Sunday, September 08, 2013

Curve of the Water at Sturgeon Bay, Lake Michigan
















Sometime in the early 1980s, when Hilda Morley came to read her poetry in San Jose, she wanted to see the ocean, so D and I took her to the Monterey Bay beach near Moss Landing. I wish I had written about it afterwards, because now I have forgotten almost everything about this jaunt except her tiny person, her good-quality raincoat and her love for Stefan Wolpe, her dead husband. And a sort of fierce, faded, unwillingly quiescent air she seemed to me to have. I bought her books, and she signed them, but they are in California and I am here near Lake Michigan, and must make do with the nice selection found in Postmodern American Poetry, pages 51-55.


Curve of the Water


To make that curve of the water
live---  to make it so,  extended
into space wholly its own
                                         & the rocks
part of the curve and therefore
grown into the hillside
                                    & where the water is
green unexpectedly,
                                 it is
the source of all other greens,
                                                it is
of a green not leaf---not moss-green,
                                                           not even
green of the bracken    but contains them: is
the well out of which they come,    to which they also
return---is their harbor.
                                      The flame-oranges,
the reds, dark fires,
                                the burnt out
red siennas,    thinned out yellow mirrors
of each other,
                         they flare up now
out of whatever it is,    even on
the blue water     the blueness of it.
                                                     They are there to
be the not-expected,
                                     what is as variance to
what we know.
                        We see them but
they are not held as seen, not kept there
behind the eyes,    never wholly
remembered.,
                     as if a bird's wing had
flashed sideways
                           in the sunlight
to prove us earthbound
                                   (our slowness
itself impossible
to hold.

                              ---Hilda Morley, 1988


Examine this poem and its use of space, the predictable and unpredictable strategies of spacing, the two ampersands and half-set of parentheses. Note also the loving and specific use of colors (Morley was a friend of many painters.)  This is not a poem in stanzas, but it flows through space in a set of mini-stanza-like ways. When I was first writing poetry, I spread out some of my poems like this (I was somewhat challenged by my dot-matrix printer!) and Bob Hass said maybe I should stick to the left margin for a while. It has been a while and then some. Tonight I want to try moving around the page.
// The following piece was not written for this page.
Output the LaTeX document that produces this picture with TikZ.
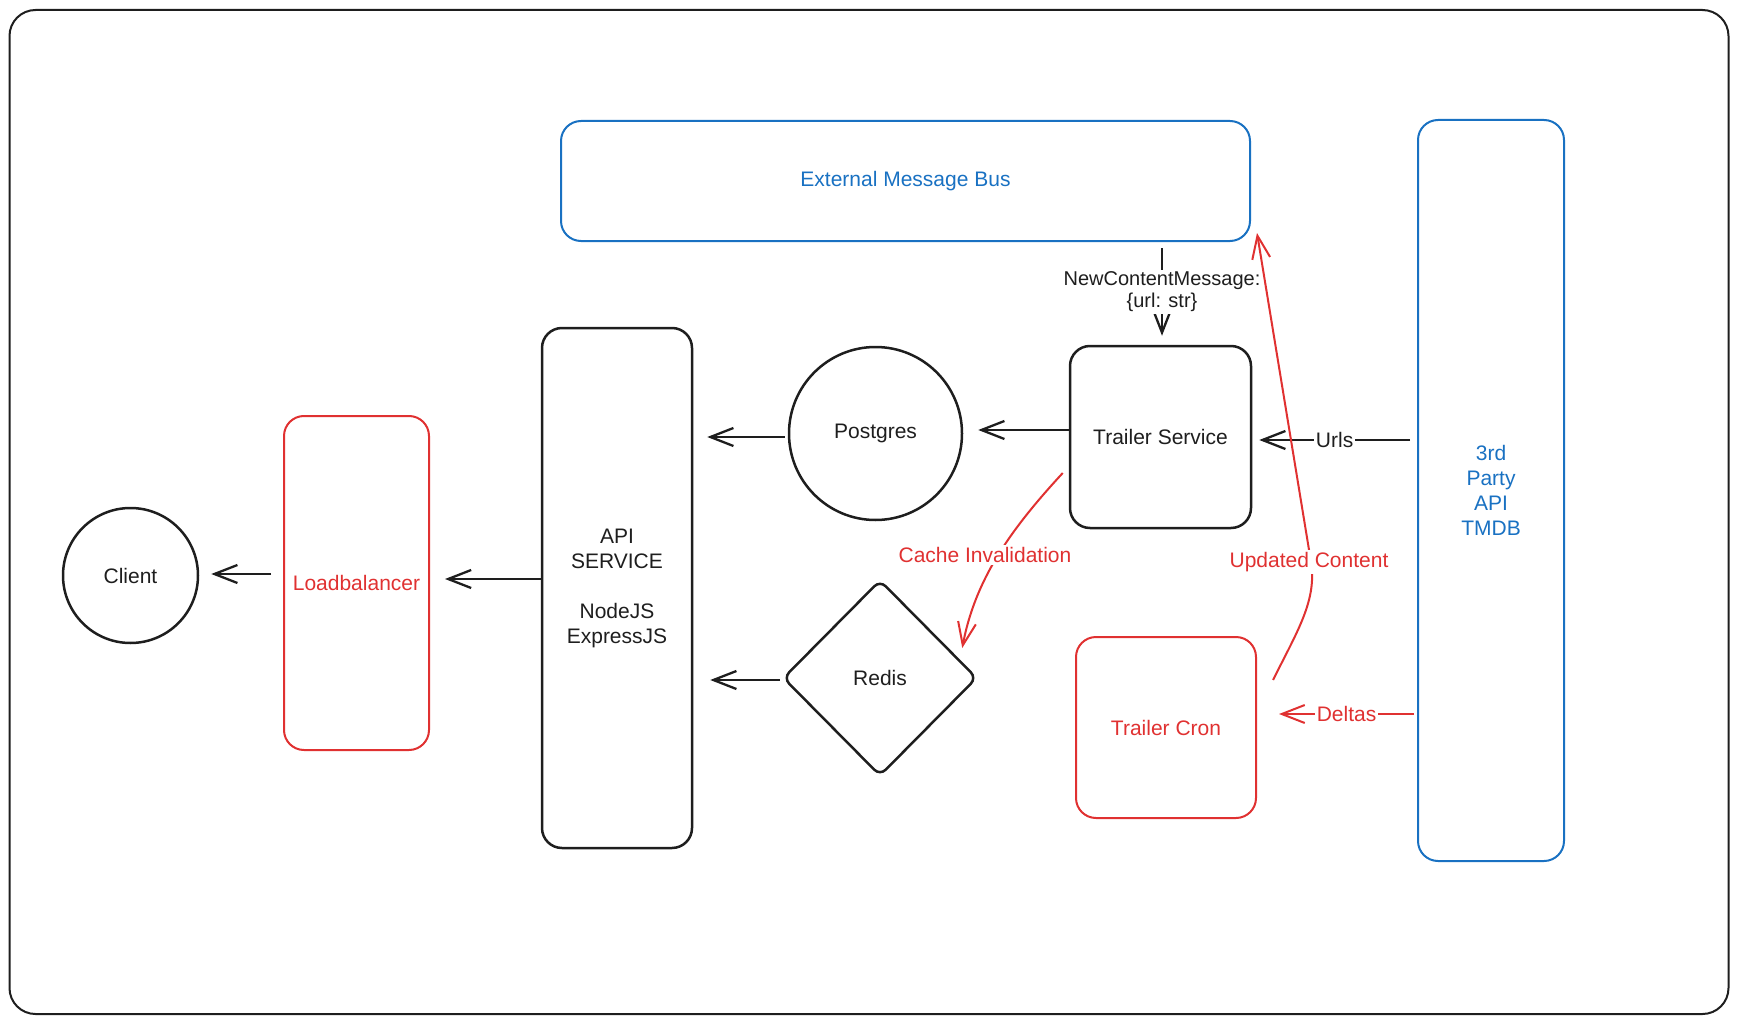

                                                                    Get your feet wet!

Literary biography reading note: Finally got back to Blake Bailey's book: Cheever; a life.  It's a heavy tome; Cheever is mainly irritating, and often pitiable, in an irritating sort of way. I am two-thirds of the way through, and it is like a bad investment, you hang on because you have already spent so much energy on it. S is listening on Audible and we get to talk about it and that is nice. When I finish this, I'll go back to Cheever's very interesting, splenetic diaries. Think I'll have time to do any writing myself??? Sleep well.